• Collected data:
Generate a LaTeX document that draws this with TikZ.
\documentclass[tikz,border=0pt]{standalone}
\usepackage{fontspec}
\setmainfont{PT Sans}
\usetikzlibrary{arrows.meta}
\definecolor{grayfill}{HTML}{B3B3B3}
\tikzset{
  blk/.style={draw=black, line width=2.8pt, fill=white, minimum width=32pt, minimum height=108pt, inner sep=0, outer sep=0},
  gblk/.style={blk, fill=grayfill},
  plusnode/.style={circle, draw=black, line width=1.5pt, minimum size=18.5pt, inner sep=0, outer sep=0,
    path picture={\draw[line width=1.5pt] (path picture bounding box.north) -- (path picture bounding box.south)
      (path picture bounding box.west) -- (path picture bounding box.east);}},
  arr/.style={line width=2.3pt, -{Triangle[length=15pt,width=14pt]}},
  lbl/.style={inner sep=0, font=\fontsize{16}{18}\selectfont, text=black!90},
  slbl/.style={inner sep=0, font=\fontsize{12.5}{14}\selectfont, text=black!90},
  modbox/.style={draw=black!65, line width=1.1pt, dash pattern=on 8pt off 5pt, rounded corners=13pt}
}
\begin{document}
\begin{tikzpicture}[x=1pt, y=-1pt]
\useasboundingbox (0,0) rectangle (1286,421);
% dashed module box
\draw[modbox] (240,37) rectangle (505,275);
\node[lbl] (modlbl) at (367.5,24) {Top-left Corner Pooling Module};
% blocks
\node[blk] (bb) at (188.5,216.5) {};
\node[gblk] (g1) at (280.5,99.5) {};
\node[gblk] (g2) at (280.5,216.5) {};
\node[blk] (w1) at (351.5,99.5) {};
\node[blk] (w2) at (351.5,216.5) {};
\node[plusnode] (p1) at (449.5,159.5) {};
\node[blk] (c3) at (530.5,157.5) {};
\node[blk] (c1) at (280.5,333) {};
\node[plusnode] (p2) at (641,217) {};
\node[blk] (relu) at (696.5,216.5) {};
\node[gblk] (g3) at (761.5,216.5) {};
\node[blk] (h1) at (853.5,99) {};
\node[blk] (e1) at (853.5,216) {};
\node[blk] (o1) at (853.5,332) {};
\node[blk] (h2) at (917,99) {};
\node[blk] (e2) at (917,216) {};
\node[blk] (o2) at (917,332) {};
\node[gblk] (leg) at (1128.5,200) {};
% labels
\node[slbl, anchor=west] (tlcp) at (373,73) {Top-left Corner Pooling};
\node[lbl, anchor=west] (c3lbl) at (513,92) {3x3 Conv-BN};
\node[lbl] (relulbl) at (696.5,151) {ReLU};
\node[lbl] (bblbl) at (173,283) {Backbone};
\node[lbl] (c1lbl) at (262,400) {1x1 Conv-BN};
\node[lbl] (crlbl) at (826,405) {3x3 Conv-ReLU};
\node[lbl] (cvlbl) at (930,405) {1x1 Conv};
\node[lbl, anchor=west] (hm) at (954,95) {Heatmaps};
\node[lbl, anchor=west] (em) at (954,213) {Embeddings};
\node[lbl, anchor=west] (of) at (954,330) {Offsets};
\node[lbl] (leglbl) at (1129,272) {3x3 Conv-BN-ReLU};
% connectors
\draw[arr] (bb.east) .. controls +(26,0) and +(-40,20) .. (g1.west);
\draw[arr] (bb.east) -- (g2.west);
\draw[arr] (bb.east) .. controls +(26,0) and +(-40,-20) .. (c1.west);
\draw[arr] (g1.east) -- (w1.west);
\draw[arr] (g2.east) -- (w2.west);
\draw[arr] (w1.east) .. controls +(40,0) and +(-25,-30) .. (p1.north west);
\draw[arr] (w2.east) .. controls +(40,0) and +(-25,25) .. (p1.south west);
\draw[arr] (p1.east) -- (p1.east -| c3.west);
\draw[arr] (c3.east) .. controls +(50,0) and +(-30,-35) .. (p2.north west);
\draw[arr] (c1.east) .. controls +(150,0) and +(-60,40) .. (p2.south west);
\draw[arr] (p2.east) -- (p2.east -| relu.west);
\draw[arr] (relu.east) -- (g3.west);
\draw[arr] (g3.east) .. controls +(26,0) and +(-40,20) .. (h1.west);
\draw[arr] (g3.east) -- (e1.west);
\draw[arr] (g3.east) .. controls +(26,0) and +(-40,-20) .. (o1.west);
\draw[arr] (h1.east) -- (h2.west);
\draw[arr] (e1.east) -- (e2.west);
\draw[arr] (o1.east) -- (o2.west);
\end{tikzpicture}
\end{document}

• Set task:
Return all of the data exactly as it reads.

• Reply:
Generate a LaTeX document that draws this with TikZ.
\documentclass[tikz,border=0pt]{standalone}
\usepackage{fontspec}
\setmainfont{PT Sans}
\usetikzlibrary{arrows.meta}
\definecolor{grayfill}{HTML}{B3B3B3}
\tikzset{
  blk/.style={draw=black, line width=2.8pt, fill=white, minimum width=32pt, minimum height=108pt, inner sep=0, outer sep=0},
  gblk/.style={blk, fill=grayfill},
  plusnode/.style={circle, draw=black, line width=1.5pt, minimum size=18.5pt, inner sep=0, outer sep=0,
    path picture={\draw[line width=1.5pt] (path picture bounding box.north) -- (path picture bounding box.south)
      (path picture bounding box.west) -- (path picture bounding box.east);}},
  arr/.style={line width=2.3pt, -{Triangle[length=15pt,width=14pt]}},
  lbl/.style={inner sep=0, font=\fontsize{16}{18}\selectfont, text=black!90},
  slbl/.style={inner sep=0, font=\fontsize{12.5}{14}\selectfont, text=black!90},
  modbox/.style={draw=black!65, line width=1.1pt, dash pattern=on 8pt off 5pt, rounded corners=13pt}
}
\begin{document}
\begin{tikzpicture}[x=1pt, y=-1pt]
\useasboundingbox (0,0) rectangle (1286,421);
% dashed module box
\draw[modbox] (240,37) rectangle (505,275);
\node[lbl] (modlbl) at (367.5,24) {Top-left Corner Pooling Module};
% blocks
\node[blk] (bb) at (188.5,216.5) {};
\node[gblk] (g1) at (280.5,99.5) {};
\node[gblk] (g2) at (280.5,216.5) {};
\node[blk] (w1) at (351.5,99.5) {};
\node[blk] (w2) at (351.5,216.5) {};
\node[plusnode] (p1) at (449.5,159.5) {};
\node[blk] (c3) at (530.5,157.5) {};
\node[blk] (c1) at (280.5,333) {};
\node[plusnode] (p2) at (641,217) {};
\node[blk] (relu) at (696.5,216.5) {};
\node[gblk] (g3) at (761.5,216.5) {};
\node[blk] (h1) at (853.5,99) {};
\node[blk] (e1) at (853.5,216) {};
\node[blk] (o1) at (853.5,332) {};
\node[blk] (h2) at (917,99) {};
\node[blk] (e2) at (917,216) {};
\node[blk] (o2) at (917,332) {};
\node[gblk] (leg) at (1128.5,200) {};
% labels
\node[slbl, anchor=west] (tlcp) at (373,73) {Top-left Corner Pooling};
\node[lbl, anchor=west] (c3lbl) at (513,92) {3x3 Conv-BN};
\node[lbl] (relulbl) at (696.5,151) {ReLU};
\node[lbl] (bblbl) at (173,283) {Backbone};
\node[lbl] (c1lbl) at (262,400) {1x1 Conv-BN};
\node[lbl] (crlbl) at (826,405) {3x3 Conv-ReLU};
\node[lbl] (cvlbl) at (930,405) {1x1 Conv};
\node[lbl, anchor=west] (hm) at (954,95) {Heatmaps};
\node[lbl, anchor=west] (em) at (954,213) {Embeddings};
\node[lbl, anchor=west] (of) at (954,330) {Offsets};
\node[lbl] (leglbl) at (1129,272) {3x3 Conv-BN-ReLU};
% connectors
\draw[arr] (bb.east) .. controls +(26,0) and +(-40,20) .. (g1.west);
\draw[arr] (bb.east) -- (g2.west);
\draw[arr] (bb.east) .. controls +(26,0) and +(-40,-20) .. (c1.west);
\draw[arr] (g1.east) -- (w1.west);
\draw[arr] (g2.east) -- (w2.west);
\draw[arr] (w1.east) .. controls +(40,0) and +(-25,-30) .. (p1.north west);
\draw[arr] (w2.east) .. controls +(40,0) and +(-25,25) .. (p1.south west);
\draw[arr] (p1.east) -- (p1.east -| c3.west);
\draw[arr] (c3.east) .. controls +(50,0) and +(-30,-35) .. (p2.north west);
\draw[arr] (c1.east) .. controls +(150,0) and +(-60,40) .. (p2.south west);
\draw[arr] (p2.east) -- (p2.east -| relu.west);
\draw[arr] (relu.east) -- (g3.west);
\draw[arr] (g3.east) .. controls +(26,0) and +(-40,20) .. (h1.west);
\draw[arr] (g3.east) -- (e1.west);
\draw[arr] (g3.east) .. controls +(26,0) and +(-40,-20) .. (o1.west);
\draw[arr] (h1.east) -- (h2.west);
\draw[arr] (e1.east) -- (e2.west);
\draw[arr] (o1.east) -- (o2.west);
\end{tikzpicture}
\end{document}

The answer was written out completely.